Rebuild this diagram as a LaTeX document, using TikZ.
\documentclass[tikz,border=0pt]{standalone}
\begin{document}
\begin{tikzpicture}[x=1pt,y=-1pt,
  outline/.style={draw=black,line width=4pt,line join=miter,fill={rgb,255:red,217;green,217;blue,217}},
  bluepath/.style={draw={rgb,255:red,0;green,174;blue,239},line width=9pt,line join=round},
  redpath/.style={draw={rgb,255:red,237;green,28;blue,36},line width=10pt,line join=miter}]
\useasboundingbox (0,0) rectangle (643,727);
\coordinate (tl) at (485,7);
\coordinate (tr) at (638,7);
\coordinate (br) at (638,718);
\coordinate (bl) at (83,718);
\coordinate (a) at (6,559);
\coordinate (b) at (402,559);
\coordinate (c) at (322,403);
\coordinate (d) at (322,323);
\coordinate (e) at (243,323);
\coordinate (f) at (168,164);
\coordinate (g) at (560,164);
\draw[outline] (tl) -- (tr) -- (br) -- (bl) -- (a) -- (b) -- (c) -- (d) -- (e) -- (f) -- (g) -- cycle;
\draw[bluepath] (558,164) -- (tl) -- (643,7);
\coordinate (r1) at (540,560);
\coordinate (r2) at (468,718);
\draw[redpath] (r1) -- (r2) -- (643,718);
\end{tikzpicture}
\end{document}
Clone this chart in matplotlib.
□ □ □ □ □ □ □
=== What you have to do ===
Identify the lines of the entries containing the string "this". Copy each such line.

=== Finished task ===
Rebuild this diagram as a LaTeX document, using TikZ.
Clone this chart in matplotlib.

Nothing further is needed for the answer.